Bill: I usually frequent the store in Portland, though since I find myself in Conway so often, I’ll stop there too. When I come in to stock up for a backpacking trip, or pick up some random things, the employees will usually ask what I’m up to, as far as the trip I’m preparing for. They have no idea the true extent of my madness.

Q: Surely you envision the final mile. Do you already have in mind the last trail you’ll hike to complete your trace?

Bill: I have a few trails in mind, some easy with a good view at the end of it all, and others pure torment for all involved. Seriously though, I’d like to pick something that my parents will be able to join me on, it would mean a lot if they could be there for the finish.

A patch of False Hellebore (Indian Poke) along Haystack Notch Trail, 5/15/14

Q: How long will this take you?

Bill: It’s taken a bit over four years to get this far, and I’ve only really been concentrating on it for the past two. I’m hoping to finish off the slightly less than 300 miles I have left in 2015, and am looking toward an Autumn finish.

Q: There are a lot of web-based resources for hikers these days. What’s your favorite?

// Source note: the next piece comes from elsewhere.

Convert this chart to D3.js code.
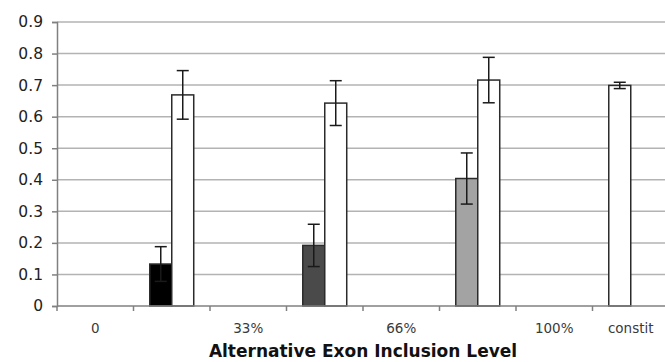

Bill: Do I have to pick just one? I’ll give you a couple. — Aggregator of all things Northeast hiking related, trail conditions, road closures, weather, stream gauges, you name it. More features are being added all the time! — While TrailsNH pulls from this site, it’s a worthy resource in its own right. The archived reports are super helpful, especially in the winter and shoulder seasons, and for obscure trails. You might find a few reports of mine.”

Special Notes:

As of Sunday, February 8, 2015, Bill has completed 81.5% of his trace, with only 266.6 miles left to go. He would have been a bit closer to his goal, but he slept late on Saturday.

Although Bill is tracing the White Mountains, he sort of isn’t—he’s using a black marker to indicate completed trails on his map. Go, Bill.